Paul wrote of Peter: “I opposed him
to his face because he stood self-condemned; for, until certain people
came from James, he used to eat with the Gentiles. But after they came
he drew back and kept himself separate for fear of the circumcision
faction. And the other Jews joined him in this hypocrisy, so that even
Barnabas [an associate of Paul] was led astray by their hypocrisy. But
when I saw they were not acting consistently with the truth of the
gospel, I said to Cephas before them all: ‘If you, though a Jew, live
like a Gentile and not like a Jew, how can you compel Gentiles to live
like Jews’?”
Deference
There seemed to
have been no appreciation on the part of Paul that Peter was head of the
new church, certainly no deference.
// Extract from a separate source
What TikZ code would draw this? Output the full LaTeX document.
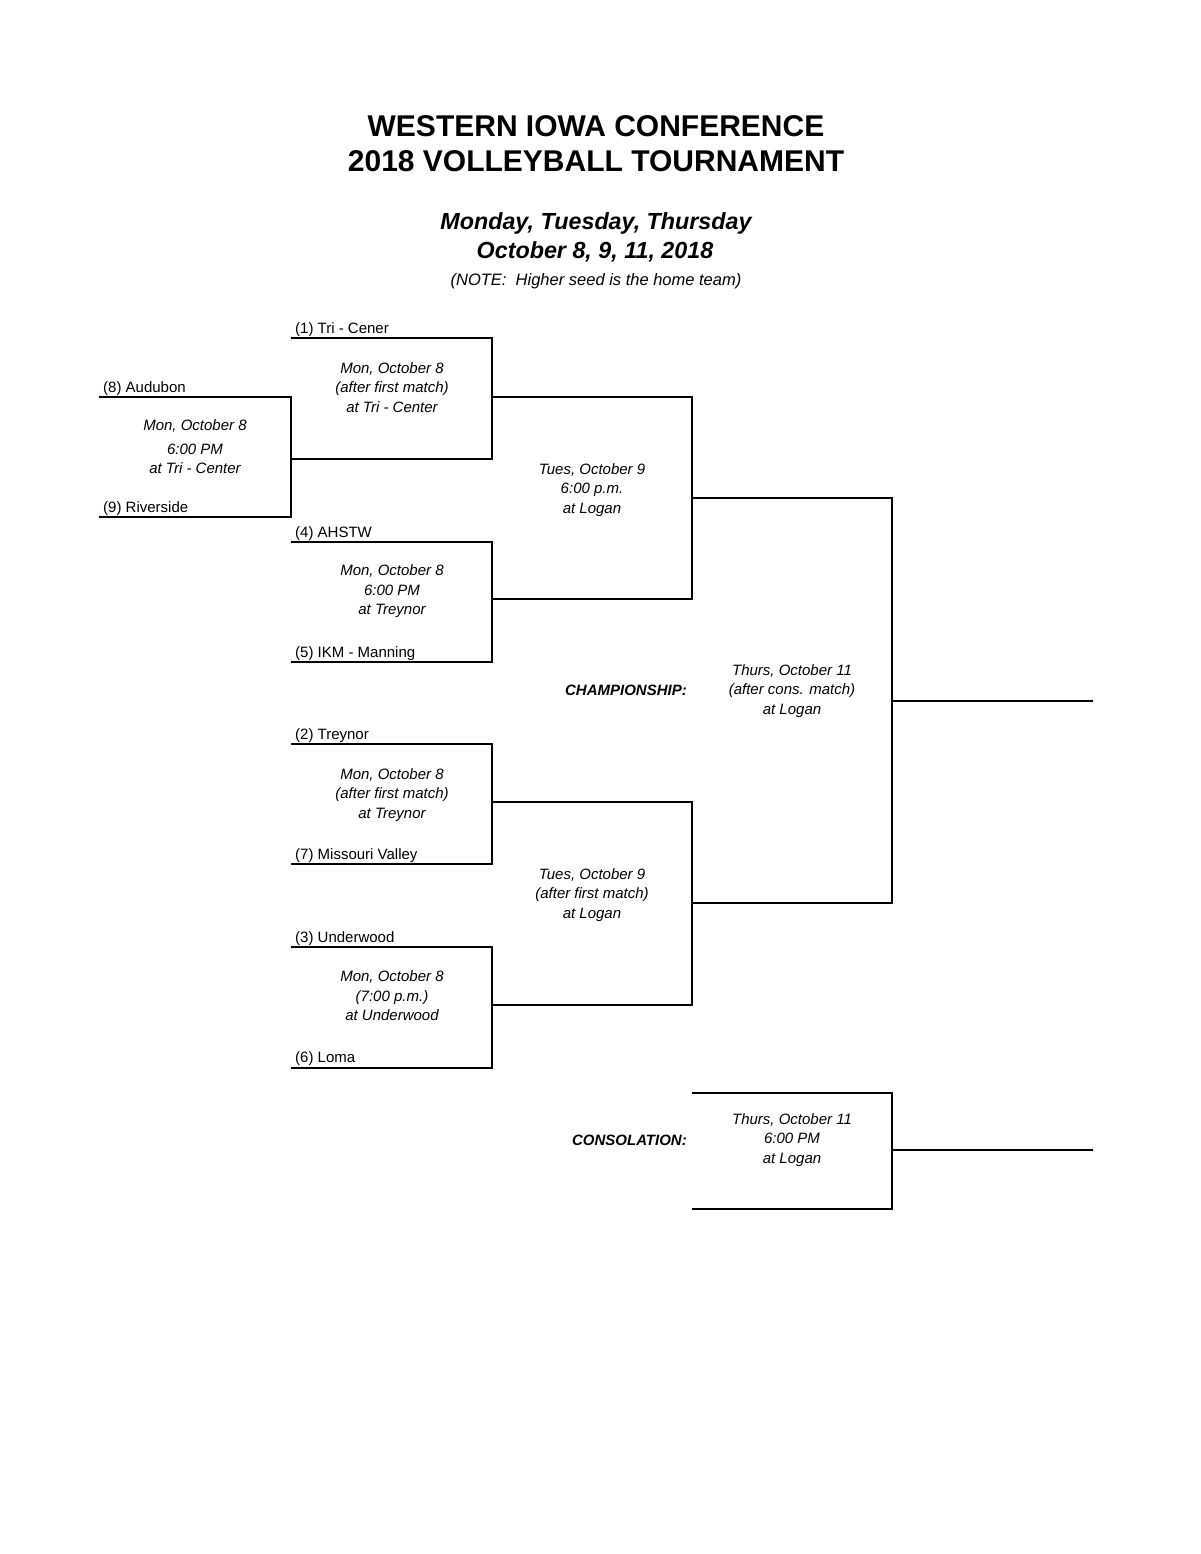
\documentclass[tikz,border=0pt]{standalone}
\usepackage{fontspec}
\setmainfont{Liberation Sans}
\newcommand\gametext[1]{\begin{tabular}[t]{@{}c@{}}#1\end{tabular}}
\begin{document}
\begin{tikzpicture}[x=1pt,y=-1pt,
  thickline/.style={line width=1.8pt, line join=miter},
  thinline/.style={line width=1.3pt, line join=miter},
  team/.style={anchor=base west, inner sep=0pt, font=\fontsize{15}{18}\selectfont},
  game/.style={anchor=base, inner sep=0pt, font=\fontsize{15}{19.5}\selectfont\itshape},
  roundlabel/.style={anchor=base east, inner sep=0pt, font=\fontsize{15}{18}\selectfont\bfseries\itshape},
  titletext/.style={anchor=base, inner sep=0pt, font=\fontsize{30}{36}\selectfont\bfseries},
  subtitle/.style={anchor=base, inner sep=0pt, font=\fontsize{23.3}{28}\selectfont\bfseries\itshape},
  notetext/.style={anchor=base, inner sep=0pt, font=\fontsize{16.5}{20}\selectfont\itshape},
]
\fill[white] (0,0) rectangle (1200,1554);
\path[use as bounding box] (0,0) rectangle (1200,1554);

% ---------- titles ----------
\node[titletext] (t1) at (596,136.7) {WESTERN IOWA CONFERENCE};
\node[titletext] (t2) at (596,171.7) {2018 VOLLEYBALL TOURNAMENT};
\node[subtitle] (s1) at (596,229.5) {Monday, Tuesday, Thursday};
\node[subtitle] (s2) at (595,258.5) {October 8, 9, 11, 2018};
\node[notetext] (nt) at (596,285.5) {(NOTE:\ \ Higher seed is the home team)};

% ---------- bracket coordinates ----------
% play-in
\coordinate (au-l) at (99,397);  \coordinate (au-r) at (291,397);
\coordinate (ri-l) at (99,517);  \coordinate (ri-r) at (291,517);
% first round
\coordinate (tc-l) at (291,338);  \coordinate (tc-r) at (492,338);
\coordinate (pw-l) at (291,459);  \coordinate (pw-r) at (492,459);
\coordinate (ah-l) at (291,542);  \coordinate (ah-r) at (492,542);
\coordinate (ik-l) at (291,662);  \coordinate (ik-r) at (492,662);
\coordinate (tr-l) at (291,744);  \coordinate (tr-r) at (492,744);
\coordinate (mv-l) at (291,864);  \coordinate (mv-r) at (492,864);
\coordinate (un-l) at (291,947);  \coordinate (un-r) at (492,947);
\coordinate (lo-l) at (291,1068); \coordinate (lo-r) at (492,1068);
% semifinals
\coordinate (w1-l) at (492,397);  \coordinate (w1-r) at (692,397);
\coordinate (w2-l) at (492,599);  \coordinate (w2-r) at (692,599);
\coordinate (w3-l) at (492,802);  \coordinate (w3-r) at (692,802);
\coordinate (w4-l) at (492,1005); \coordinate (w4-r) at (692,1005);
% final
\coordinate (f1-l) at (692,498);  \coordinate (f1-r) at (892,498);
\coordinate (f2-l) at (692,903);  \coordinate (f2-r) at (892,903);
\coordinate (ch-l) at (892,701);  \coordinate (ch-r) at (1093,701);
% consolation
\coordinate (c1-l) at (692,1093); \coordinate (c1-r) at (892,1093);
\coordinate (c2-l) at (692,1209); \coordinate (c2-r) at (892,1209);
\coordinate (co-l) at (892,1150); \coordinate (co-r) at (1093,1150);

% ---------- bracket lines ----------
\draw[thickline] (au-l) -- (au-r) -- (ri-r) -- (ri-l);
\draw[thickline] (tc-l) -- (tc-r) -- (pw-r) -- (pw-l);
\draw[thickline] (ah-l) -- (ah-r) -- (ik-r) -- (ik-l);
\draw[thickline] (tr-l) -- (tr-r) -- (mv-r) -- (mv-l);
\draw[thickline] (un-l) -- (un-r) -- (lo-r) -- (lo-l);
\draw[thickline] (w1-l) -- (w1-r) -- (w2-r) -- (w2-l);
\draw[thickline] (w3-l) -- (w3-r) -- (w4-r) -- (w4-l);
\draw[thinline] (f1-l) -- (f1-r) -- (f2-r) -- (f2-l);
\draw[thickline] (ch-l) -- (ch-r);
\draw[thickline] (c1-l) -- (c1-r) -- (c2-r) -- (c2-l);
\draw[thickline] (co-l) -- (co-r);

% ---------- team names ----------
\node[team] (n1) at (295,333) {(1) Tri - Cener};
\node[team] (n8) at (103,392) {(8) Audubon};
\node[team] (n9) at (103,512) {(9) Riverside};
\node[team] (n4) at (295,537) {(4) AHSTW};
\node[team] (n5) at (295,657) {(5) IKM - Manning};
\node[team] (n2) at (295,739) {(2) Treynor};
\node[team] (n7) at (295,859) {(7) Missouri Valley};
\node[team] (n3) at (295,942) {(3) Underwood};
\node[team] (n6) at (295,1062.5) {(6) Loma};

% ---------- game information ----------
\node[game] (g0) at (195,430.7) {\gametext{Mon, October 8\\[3.8pt]6:00 PM\\at Tri - Center}};
\node[game] (g1) at (392,373) {\gametext{Mon, October 8\\(after first match)\\at Tri - Center}};
\node[game] (g2) at (392,575.5) {\gametext{Mon, October 8\\6:00 PM\\at Treynor}};
\node[game] (g3) at (392,779.3) {\gametext{Mon, October 8\\(after first match)\\at Treynor}};
\node[game] (g4) at (392,981.7) {\gametext{Mon, October 8\\(7:00 p.m.)\\at Underwood}};
\node[game] (g5) at (592,474) {\gametext{Tues, October 9\\6:00 p.m.\\at Logan}};
\node[game] (g6) at (592,879.3) {\gametext{Tues, October 9\\(after first match)\\at Logan}};
\node[game] (g7) at (792,675) {\gametext{Thurs, October 11\\(after cons. match)\\at Logan}};
\node[game] (g8) at (792,1124.3) {\gametext{Thurs, October 11\\6:00 PM\\at Logan}};

\node[roundlabel] (rc) at (687,695.5) {CHAMPIONSHIP:};
\node[roundlabel] (rs) at (687,1145) {CONSOLATION:};
\end{tikzpicture}
\end{document}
Indeed, it seems Peter himself had
no appreciation of that either for, according to this account, he,
Peter, deferred to instructions from another apostle, James, the brother
of Jesus, who was regarded in Jerusalem as head of the new religion.
The
argument about whether non-Jews should be admitted to the new religion
provoked the convening of the first council of the new church, the
Council of Jerusalem, which happened apparently shortly after the
confrontation between Paul and Peter. What occurred there is told in
chapter 15 of Acts of the Apostles. In it is reported Peter spoke in
favour of opening the church to non-Jews.
Then Paul and Barnabas
told the assembly “of all the signs and wonders that God had done
through them among the Gentiles”. Then James spoke, saying he had
“reached the decision” that the Gentiles should not be troubled by the
circumcision requirement but would have to succumb to the Judaic dietary
demands. And that was agreed.
So who was running the show at that
stage? James? Or the assembly as a whole? Certainly not Peter and it
seems Peter did not think so either.
Some several decades later,
the synoptic Gospels (Mark, Matthew and Luke) were written and the
Gospel of Matthew – and Matthew alone – recorded Jesus as saying: “Thou
art Peter and upon this rock I will build my church and the gates of
hell shall not prevail against it” (chapter 16.18). Many biblical
scholars doubt that this quotation is authentic.
There are other
bits of the Gospel which seem to give primacy to Peter but the
troublesome bits remain, which, at the very least, cast doubt on the
primacy of Peter.
Then there is the fairly stunning evidence that
at the moment on which arguably by far the most significant decision in
the history of the Catholic Church was taken, the pope was nowhere to be
seen. This was at the Council of Nicaea, which was summoned not by any
bishop but by the then Roman emperor, Constantine, to adjudicate on
competing claims concerning the divinity of Jesus. The council decided
Jesus, the son of God, was co-eternal with the father and begotten from
the father. It was the basis for what we know now as the Nicene creed.
Yes
there is a catalogue of important fathers of the church who
subsequently took a different line on the primacy of Peter, but there is
no escape from the reality that the great theologian of Christianity,
Paul, had scant regard for the status of Peter, and that no one else in
the early days of Christianity seemed to have regarded Peter as the
gaffer. Certainly from what we know of the Council of Jerusalem, that
was so. And, anyway, the great apostle of Jesus turned out to have been
someone who had never met him: Paul, not Peter.
Bishop of Rome
And
then there is the issue of whether Peter ever made it to Rome and
whether, therefore, he could ever have been bishop of Rome.
At the very
least there is some doubt about that.
Nevertheless, in the next
few weeks, amid great and splendid ceremony, 115 elderly men in scarlet
robes will decide who should succeed to the primacy of Peter, a primacy
Peter probably never possessed, on the basis of a bishopric succession
from Peter, a bishopric which may never have existed in the first place.
And the elected one will be endowed with a status and authority not
known since the fall of empires.
Even from the perspective of Catholic belief, this seems fanciful.